Quote from: antriksh on 05/08/2015 10:54 amA Heavy lift Launch Vehicle capable of placing up to 10 ton class of spacecrafts into Geosynchronous Transfer Orbit is currently under study by a project team. This new generation launch vehicle will derive its propulsion modules from LVM3 as well as from new developments, which include :1) semi cryogenic booster stage, SC2002) larger solid strap on boosters as compared to S200 strap on motors used in LVM3 (S250) and 3) a larger cryogenic upper stage (C50). The Heavy Lift Launch Vehicle will have an optimal and robust design incorporating the latest technologies.Antisksh, where did you got that info? I don't see the programmatic requirement for such a beast in the future, and it sort of goes against the ULV concept, while ignoring any reusability chances. Is ISRO planning on doing 6+ tonne GTO birds? Or are they needing 20tonnes to LEO?

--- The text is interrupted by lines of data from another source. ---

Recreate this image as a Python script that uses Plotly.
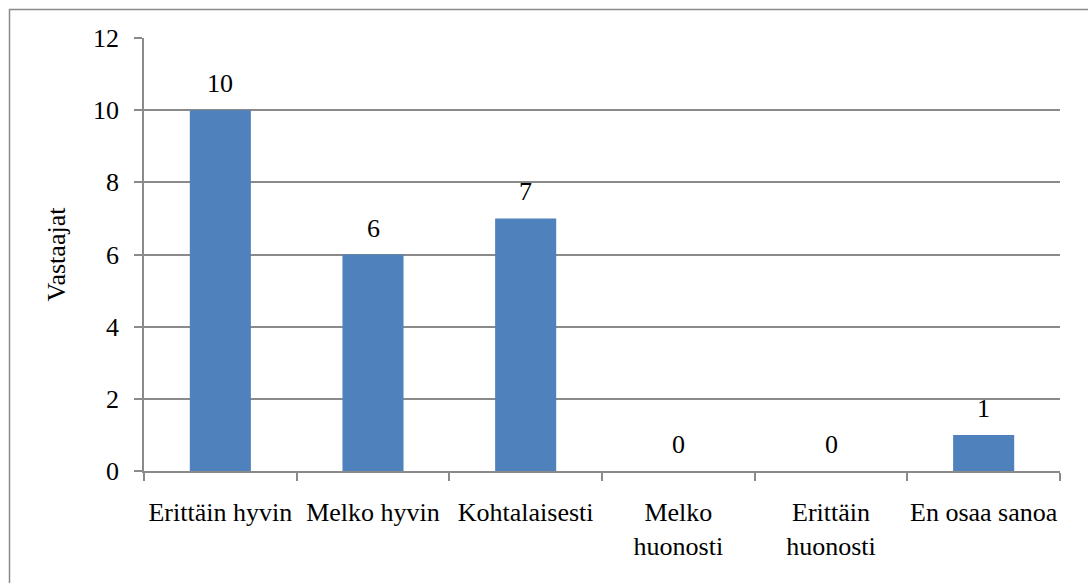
import plotly.graph_objects as go

# Survey answers and respondent counts
categories = ["Erittäin hyvin", "Melko hyvin", "Kohtalaisesti",
              "Melko<br>huonosti", "Erittäin<br>huonosti", "En osaa sanoa"]
counts = [10, 6, 7, 0, 0, 1]
y_ticks = [0, 2, 4, 6, 8, 10, 12]

W, H = 1088, 583
L, R, T, B = 144, 28, 38, 112
pw, ph = W - L - R, H - T - B

font = dict(family="Liberation Serif", size=26, color="#000000")
grey = "#8a8a8a"

fig = go.Figure(go.Bar(
    x=categories,
    y=counts,
    marker=dict(color="#4F81BD", line=dict(width=0)),
    cliponaxis=False,
    width=0.4,
))

# value labels above each bar
for cat, v in zip(categories, counts):
    fig.add_annotation(x=cat, y=v, text=str(v), showarrow=False,
                       xanchor="center", yanchor="bottom", yshift=10, font=font)

# chart frame around the whole figure
fig.add_shape(type="rect", xref="paper", yref="paper",
              x0=(9.5 - L) / pw, x1=(W + 20 - L) / pw,
              y0=(H - B - (H + 20)) / ph, y1=(H - B - 9.5) / ph,
              line=dict(color=grey, width=1.5), fillcolor="rgba(0,0,0,0)", layer="below")

fig.update_layout(
    width=W, height=H,
    margin=dict(l=L, r=R, t=T, b=B, autoexpand=False),
    paper_bgcolor="white", plot_bgcolor="white",
    font=font,
    showlegend=False,
    xaxis=dict(
        showline=True, linecolor=grey, linewidth=1.5,
        ticks="outside", tickson="boundaries", ticklen=8, tickcolor=grey, tickwidth=1.5,
        showgrid=False, tickfont=font, tickangle=0, automargin=False,
        ticklabelstandoff=17,
    ),
    yaxis=dict(
        range=[0, 12], tickvals=y_ticks,
        showline=True, linecolor=grey, linewidth=1.5,
        ticks="outside", ticklen=8, tickcolor=grey, tickwidth=1.5,
        showgrid=True, gridcolor=grey, gridwidth=1.5,
        zeroline=False, tickfont=font, automargin=False,
        ticklabelstandoff=10,
        title=dict(text="Vastaajat", font=font, standoff=20),
    ),
)

fig.write_html("out.html")
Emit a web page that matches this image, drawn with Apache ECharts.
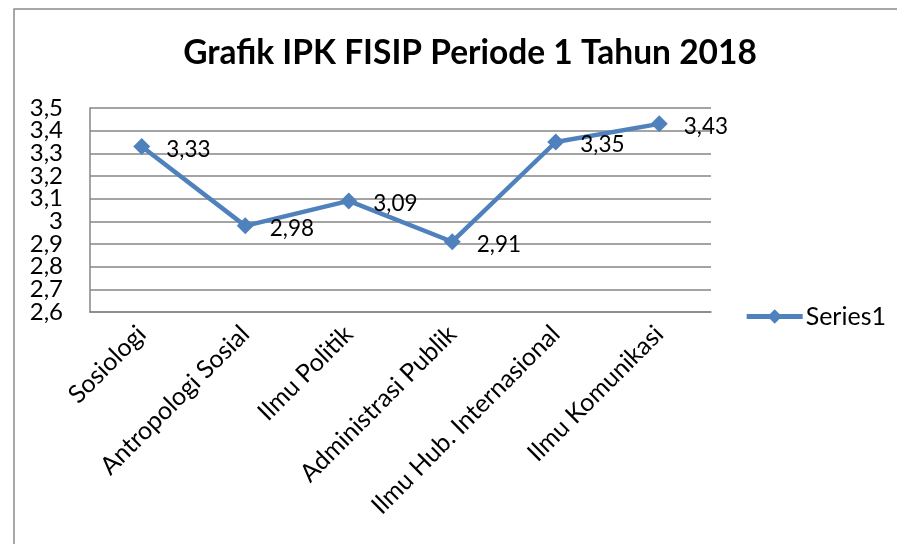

Well, then it makes me wonder what the purpose of this proposed HLV would be. Would something that could place 10 tons into LEO be meant for lofting space station modules? Otherwise, how many satellites are above 10 tons?
Maybe it's just another powerpoint rocket.
Antisksh, where did you got that info? I don't see the programmatic requirement for such a beast in the future, and it sort of goes against the ULV concept, while ignoring any reusability chances. Is ISRO planning on doing 6+ tonne GTO birds? Or are they needing 20tonnes to LEO?
He said, the next focus after the Mars mission was towards exploration of the solar system and deep space astronomy. As new applications are being developed, the size of satellites had to be increased and ISRO was planning to develop 10 tons satellites soon.